Most schools in Oxfordshire and the rest of the country either ban mobile phones altogether or view them as a nuisance that has no place during lesson time.
However, the tide could be turning as an increasing number of teachers come round to the idea that mobile devices, including phones, have a vital role to play in the modern-day classroom.
Supporters point to the fact that laptops and notebook computers are already in use in schools and claim there is little difference between them and the new generation of smartphones.
Smartphones are simply mobile phones that offer advanced capabilities, often with PC-style features such as e-mail, internet, camera and e-book access.
In other words, they are miniature computers that also include a mobile phone facility.
Typical educational uses include searching and downloading from the internet, recording sound and taking digital photographs.
Mick Brookes, who is general secretary of one of the biggest teaching unions, the National Association of Head Teachers, went on record in October last year as saying schools should embrace the opportunities that mobile phones can offer.
Critics say it is too difficult to monitor their use and allowing them to be used for learning would make it too easy for students to text each other in class undetected, or even that it might promote cyber bullying.
One school actively encouraging the use of mobile phones as part of the curriculum, albeit with supervision from teachers, is Notre Dame High School in Sheffield.
The 1,400-pupil state school regards mobile phones and MP3 players as miniature computers that represent a free and largely untapped resource for learning.
Notre Dame says since many of their students already have their own smartphones, there is little or no cost involved.
Mobile phones are being used to take photographs during experiments or geography fieldwork that can later be pasted into the written report, and also to record speech during English or drama lessons.
The school’s wireless network has been reconfigured so that students can log-on to the network in a secure, monitored environment.
Recently, students used mobile phones loaded with ecological software to help record data they gathered while on a field trip.
In a similar move, 30 students at Gumley House Convent School in West London have been loaned iPhones topped-up with £15 credit to use as part of everyday lessons.

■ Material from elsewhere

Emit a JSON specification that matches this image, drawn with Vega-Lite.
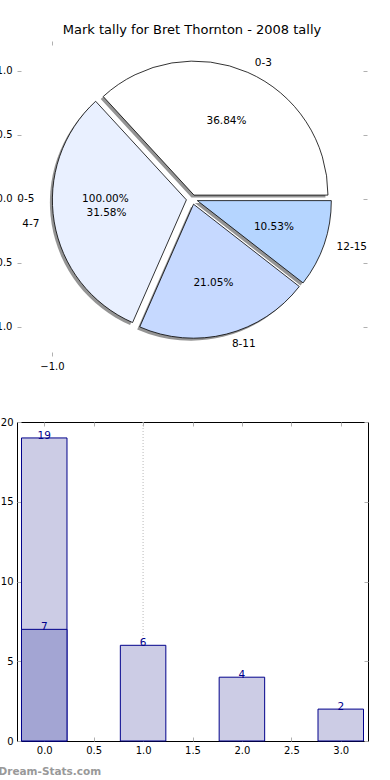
{
  "$schema": "https://vega.github.io/schema/vega-lite/v6.json",
  "autosize": "pad",
  "padding": {"left": -13, "top": 23, "right": 0, "bottom": 0},
  "background": "white",
  "bounds": "flush",
  "spacing": 66,
  "resolve": {"scale": {"color": "independent", "x": "independent", "y": "independent", "theta": "independent"}},
  "config": {
    "font": "DejaVu Sans",
    "view": {"stroke": null},
    "axis": {"grid": false, "domain": false, "labelFont": "DejaVu Sans", "labelFontSize": 10, "labelColor": "#000", "tickColor": "#b0b0b0", "tickSize": -4, "tickWidth": 1, "labelPadding": 9, "titleFont": "DejaVu Sans"},
    "text": {"font": "DejaVu Sans"}
  },
  "datasets": {
    "slices": [
      {"idx": 0, "label": "0-3", "count": 7, "pct": "36.84%", "ex": 0.014, "ey": 0.03},
      {"idx": 1, "label": "4-7", "count": 6, "pct": "31.58%", "ex": -0.04, "ey": -0.007},
      {"idx": 2, "label": "8-11", "count": 4, "pct": "21.05%", "ex": 0.011, "ey": -0.041},
      {"idx": 3, "label": "12-15", "count": 2, "pct": "10.53%", "ex": 0.038, "ey": -0.013}
    ],
    "extra": [
      {"label": "0-5", "pct": "100.00%", "ex": -0.04, "ey": 0}
    ],
    "bars": [
      {"bin": 0, "count": 19, "series": "all"},
      {"bin": 1, "count": 6, "series": "all"},
      {"bin": 2, "count": 4, "series": "all"},
      {"bin": 3, "count": 2, "series": "all"},
      {"bin": 0, "count": 7, "series": "player"}
    ],
    "grid": [{"pos": 1}]
  },
  "vconcat": [
    {
      "width": 350,
      "height": 315,
      "title": {"text": "Mark tally for Bret Thornton - 2008 tally", "font": "DejaVu Sans", "fontSize": 13, "fontWeight": "normal", "color": "#000", "baseline": "alphabetic", "offset": -6, "anchor": "middle"},
      "data": {"name": "slices"},
      "resolve": {"axis": {"x": "independent", "y": "independent"}},
      "encoding": {
        "x": {"field": "ex", "type": "quantitative", "scale": {"domain": [-1.25, 1.25], "nice": false, "zero": false}},
        "y": {"field": "ey", "type": "quantitative", "scale": {"domain": [-1.227, 1.234], "nice": false, "zero": false}}
      },
      "layer": [
        {
          "mark": {"type": "arc", "outerRadius": 134, "fill": "#4d4d4d", "opacity": 0.6, "xOffset": -2.5, "yOffset": 2.5},
          "encoding": {
            "x": {"field": "ex", "type": "quantitative", "axis": {"orient": "bottom", "values": [-1], "format": ".1f", "title": null, "labelPadding": 9}},
            "y": {"field": "ey", "type": "quantitative", "axis": {"orient": "left", "values": [-1, -0.5, 0, 0.5, 1], "format": ".1f", "title": null}},
            "theta": {"field": "count", "type": "quantitative", "stack": true, "scale": {"domain": [0, 19], "range": [1.5708, -4.7124]}},
            "order": {"field": "idx", "type": "quantitative"}
          }
        },
        {
          "mark": {"type": "arc", "outerRadius": 134, "stroke": "#000", "strokeWidth": 0.8},
          "encoding": {
            "x": {"field": "ex", "type": "quantitative", "axis": {"orient": "top", "values": [-1], "labels": false, "title": null}},
            "y": {"field": "ey", "type": "quantitative", "axis": {"orient": "right", "values": [-1, -0.5, 0, 0.5, 1], "labels": false, "title": null}},
            "theta": {"field": "count", "type": "quantitative", "stack": true},
            "order": {"field": "idx", "type": "quantitative"},
            "color": {"field": "label", "type": "nominal", "legend": null, "scale": {"domain": ["0-3", "4-7", "8-11", "12-15"], "range": ["#ffffff", "#e9f0ff", "#c6d9ff", "#b5d5ff"]}}
          }
        },
        {
          "mark": {"type": "text", "radius": 81, "fontSize": 10.5, "color": "#000"},
          "encoding": {
            "x": {"field": "ex", "type": "quantitative", "axis": null},
            "y": {"field": "ey", "type": "quantitative", "axis": null},
            "theta": {"field": "count", "type": "quantitative", "stack": true},
            "order": {"field": "idx", "type": "quantitative"},
            "text": {"field": "pct"}
          }
        },
        {
          "mark": {"type": "text", "radius": 144, "dx": 3, "fontSize": 10.5, "color": "#000", "align": "left"},
          "encoding": {
            "x": {"field": "ex", "type": "quantitative", "axis": null},
            "y": {"field": "ey", "type": "quantitative", "axis": null},
            "theta": {"field": "count", "type": "quantitative", "stack": true},
            "order": {"field": "idx", "type": "quantitative"},
            "text": {"condition": {"test": "datum.label !== '4-7'", "field": "label"}, "value": ""}
          }
        },
        {
          "mark": {"type": "text", "radius": 144, "dx": -5, "fontSize": 10.5, "color": "#000", "align": "right"},
          "encoding": {
            "x": {"field": "ex", "type": "quantitative", "axis": null},
            "y": {"field": "ey", "type": "quantitative", "axis": null},
            "theta": {"field": "count", "type": "quantitative", "stack": true},
            "order": {"field": "idx", "type": "quantitative"},
            "text": {"condition": {"test": "datum.label === '4-7'", "field": "label"}, "value": ""}
          }
        },
        {
          "data": {"name": "extra"},
          "mark": {"type": "text", "radius": 144, "dx": -8, "theta": 4.7124, "fontSize": 10.5, "color": "#000", "align": "right"},
          "encoding": {
            "x": {"field": "ex", "type": "quantitative", "axis": null},
            "y": {"field": "ey", "type": "quantitative", "axis": null},
            "text": {"field": "label"}
          }
        },
        {
          "data": {"name": "extra"},
          "mark": {"type": "text", "radius": 81, "theta": 4.7124, "fontSize": 10.5, "color": "#000", "align": "center"},
          "encoding": {
            "x": {"field": "ex", "type": "quantitative", "axis": null},
            "y": {"field": "ey", "type": "quantitative", "axis": null},
            "text": {"field": "pct"}
          }
        }
      ]
    },
    {
      "width": 351,
      "height": 319,
      "view": {"stroke": "#000", "strokeWidth": 1},
      "resolve": {"axis": {"x": "independent", "y": "independent"}},
      "layer": [
        {
          "data": {"name": "grid"},
          "mark": {"type": "rule", "stroke": "#b8b8b8", "strokeDash": [1, 2], "strokeWidth": 1},
          "encoding": {
            "x": {"field": "pos", "type": "quantitative", "scale": {"domain": [-0.225, 3.225], "nice": false, "zero": false}, "axis": {"orient": "top", "values": [0, 0.5, 1, 1.5, 2, 2.5, 3], "labels": false, "title": null}}
          }
        },
        {
          "data": {"name": "bars"},
          "mark": {"type": "bar", "width": 45.5, "stroke": "#00008b", "strokeWidth": 1},
          "encoding": {
            "x": {"field": "bin", "type": "quantitative", "axis": {"orient": "bottom", "values": [0, 0.5, 1, 1.5, 2, 2.5, 3], "format": ".1f", "labelPadding": 8, "title": "Dream-Stats.com", "titleColor": "#999", "titleFontSize": 10.5, "titleFontWeight": "bold", "titleAnchor": "start", "titleAlign": "left", "titleX": -19, "titleY": 30, "titleBaseline": "middle"}},
            "y": {"field": "count", "type": "quantitative", "stack": null, "scale": {"domain": [0, 20], "nice": false}, "axis": {"orient": "left", "values": [0, 5, 10, 15, 20], "title": null, "labelPadding": 8}},
            "color": {"field": "series", "type": "nominal", "legend": null, "scale": {"domain": ["all", "player"], "range": ["#cccce5", "#a3a5d3"]}}
          }
        },
        {
          "data": {"name": "bars"},
          "mark": {"type": "text", "fontSize": 10.5, "color": "#00008b", "baseline": "alphabetic", "dy": 1},
          "encoding": {
            "x": {"field": "bin", "type": "quantitative", "axis": null},
            "y": {"field": "count", "type": "quantitative", "stack": null, "axis": {"orient": "right", "values": [0, 5, 10, 15, 20], "labels": false, "title": null}},
            "text": {"field": "count"}
          }
        }
      ]
    }
  ]
}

The idea is that students can download educational software and applications, including the periodic table, Shakespeare, GCSE history, algebra and maths onto the phones. And Saltash Community School in Plymouth has been experimenting with portable devices such as netbooks and now smartphones for some time.
Students are encouraged to use their phones to log data while working out in the field, for collaborative work in class projects and to access the Internet from anywhere within the school campus.
Saltash believes that by allowing those who have brought smartphones to use them, it frees up the school’s ICT resources for other students.
So could this radical new approach to learning catch on in Oxfordshire secondary schools?
Simon Duffy, head teacher at Chipping Norton School, said he would definitely not rule it out.
“Thanks to mobile phones, many of our students now have the ability to communicate by e-mail and text, to store and send images, to take film, to listen to music and podcasts to access the internet.
“All of those are things we recognise as being positive skills. What we need to do is find a way of embracing it and harnessing it appropriately and that is the challenge.
“It is about educating students and parents and just as importantly, staff keeping up to date with the technology. So it will come.
He added: “I follow with interest what is happening in Sheffield, and I am sure that it won’t be terribly long before similar schemes are in place in this neck of the woods.”